During this period, we invited a lot of visitors and let them play our game while we were watching what they were doing, how they play, where they get stuck, how often they die, etc. We didn’t interfere; we didn’t guide them neither helped them. We let them on their own. Each testing session resulted in a report, pointing on problematic spots, which we tried to fix before the next testing session, etc.
Customers who pre-ordered the game had access to beta version of the game, and they provided valuable feedback as well.
Post-release Changes and Fixes
Shortly after the release, we started to integrate customer feedback. We wanted to make our game more approachable. We made a series of small modifications; for example:
- Reduced strength of enemies in the first mission
- Removed one small-scale enemy attack in the first mission – we have observed that players tend to fly in a wrong direction (not where the mission is supposed to continue, but in the direction where their attackers came from and players were getting killed by a powerful mother ship)

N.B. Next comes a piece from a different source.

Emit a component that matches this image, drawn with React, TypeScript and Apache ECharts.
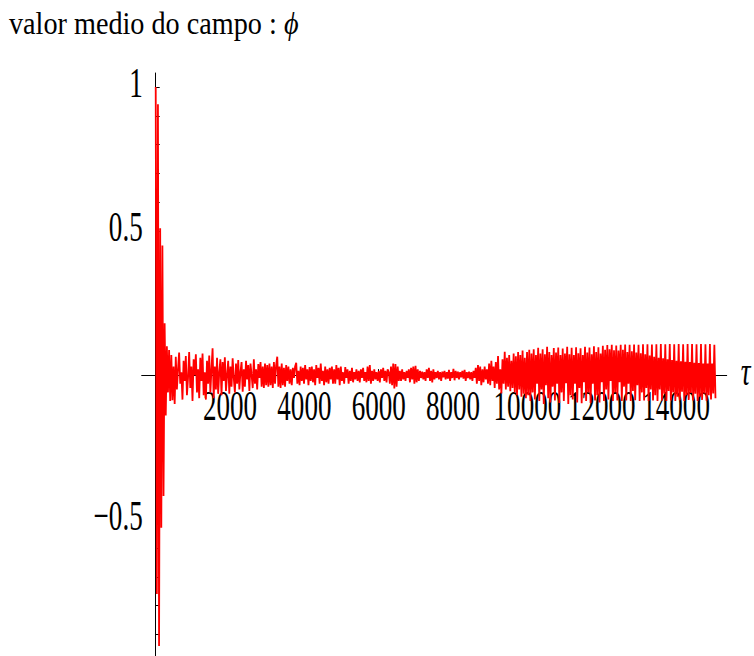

- Decreased the overall difficulty (player survives more and it takes less bullets to kill an enemy)
- Switched from XNA to DirectX 9 (better stability and more HW control)
Czech translation was carried out by our Czech-Slovak retail publisher Playman.cz
, two months after the release.
Italian translation was a voluntary project by Vito Dipinto and his team of localizers – www.dipintovito.com
- all in-game texts (GUI, help, controls, etc.) and dialogues are stored in a XML file
- we export this XML file to Excel and send to translators
- hey send us back a translated version
- we import it to our game, build a new version of the game and upload it to Steam BETA branch
- translators play the game and check for errors – mostly for translated texts that are longer than their original English versions (so they wouldn’t fit into designated area – e.g. buttons)
Translations are available for all customers as an integral part of the game, free of charge.